__WORK REQUIRED__
Answer with one number only: the number of lines that include the word "React".

__DATA__
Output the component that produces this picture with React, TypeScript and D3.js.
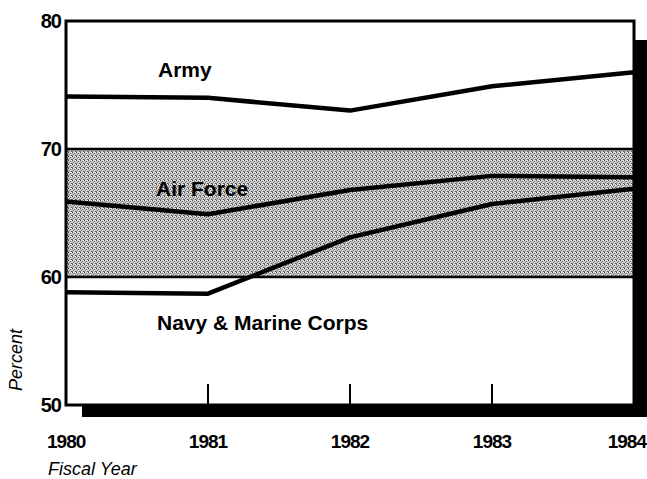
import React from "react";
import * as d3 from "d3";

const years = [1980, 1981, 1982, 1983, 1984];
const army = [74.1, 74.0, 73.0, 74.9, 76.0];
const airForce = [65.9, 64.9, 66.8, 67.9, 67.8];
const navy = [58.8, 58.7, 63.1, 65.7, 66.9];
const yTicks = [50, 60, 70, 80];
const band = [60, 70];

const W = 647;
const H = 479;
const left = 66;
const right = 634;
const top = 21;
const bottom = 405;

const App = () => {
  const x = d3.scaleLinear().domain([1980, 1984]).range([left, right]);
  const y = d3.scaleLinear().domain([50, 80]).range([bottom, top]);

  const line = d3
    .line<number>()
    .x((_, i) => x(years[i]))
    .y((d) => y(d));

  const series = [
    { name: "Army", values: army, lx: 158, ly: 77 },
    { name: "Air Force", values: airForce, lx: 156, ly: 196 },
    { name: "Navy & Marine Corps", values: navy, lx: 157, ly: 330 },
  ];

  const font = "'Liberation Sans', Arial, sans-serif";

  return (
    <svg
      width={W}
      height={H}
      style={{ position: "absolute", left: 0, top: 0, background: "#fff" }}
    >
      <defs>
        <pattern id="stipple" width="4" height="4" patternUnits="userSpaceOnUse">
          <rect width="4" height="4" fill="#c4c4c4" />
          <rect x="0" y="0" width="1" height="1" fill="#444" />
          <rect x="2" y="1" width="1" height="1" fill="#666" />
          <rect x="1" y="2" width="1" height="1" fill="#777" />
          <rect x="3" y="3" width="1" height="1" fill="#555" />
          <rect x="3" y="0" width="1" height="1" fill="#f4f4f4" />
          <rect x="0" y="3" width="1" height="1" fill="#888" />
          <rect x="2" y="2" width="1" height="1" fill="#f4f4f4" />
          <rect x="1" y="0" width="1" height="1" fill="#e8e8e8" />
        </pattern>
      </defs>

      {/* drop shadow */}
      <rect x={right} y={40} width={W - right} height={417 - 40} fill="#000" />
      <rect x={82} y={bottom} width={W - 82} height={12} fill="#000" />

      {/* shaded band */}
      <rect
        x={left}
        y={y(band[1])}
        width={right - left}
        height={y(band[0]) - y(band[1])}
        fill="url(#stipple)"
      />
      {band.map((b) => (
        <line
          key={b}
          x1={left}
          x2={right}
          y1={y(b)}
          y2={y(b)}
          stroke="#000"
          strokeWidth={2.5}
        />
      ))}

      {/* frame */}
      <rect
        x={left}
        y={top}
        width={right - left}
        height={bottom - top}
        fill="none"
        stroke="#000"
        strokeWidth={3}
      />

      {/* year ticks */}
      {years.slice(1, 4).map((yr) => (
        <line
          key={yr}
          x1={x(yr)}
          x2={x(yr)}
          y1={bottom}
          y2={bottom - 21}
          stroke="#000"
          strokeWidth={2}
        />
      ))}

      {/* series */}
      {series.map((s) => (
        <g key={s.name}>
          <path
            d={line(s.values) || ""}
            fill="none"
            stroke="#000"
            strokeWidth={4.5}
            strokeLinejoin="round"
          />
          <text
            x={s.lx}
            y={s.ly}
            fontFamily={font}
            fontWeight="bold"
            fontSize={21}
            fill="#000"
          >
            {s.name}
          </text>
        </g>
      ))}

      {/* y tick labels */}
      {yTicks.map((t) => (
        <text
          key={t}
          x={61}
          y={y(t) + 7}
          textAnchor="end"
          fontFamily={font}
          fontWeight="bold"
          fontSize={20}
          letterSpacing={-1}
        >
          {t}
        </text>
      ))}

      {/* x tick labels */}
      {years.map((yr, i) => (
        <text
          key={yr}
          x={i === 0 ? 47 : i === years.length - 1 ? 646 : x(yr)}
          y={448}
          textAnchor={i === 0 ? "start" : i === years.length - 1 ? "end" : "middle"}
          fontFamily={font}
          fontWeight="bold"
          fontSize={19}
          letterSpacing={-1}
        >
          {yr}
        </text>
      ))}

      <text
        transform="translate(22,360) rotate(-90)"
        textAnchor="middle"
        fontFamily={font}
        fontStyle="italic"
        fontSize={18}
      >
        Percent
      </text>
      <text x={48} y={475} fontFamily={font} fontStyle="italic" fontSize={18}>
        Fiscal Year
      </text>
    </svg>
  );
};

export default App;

__EXERCISE RESPONSE__
2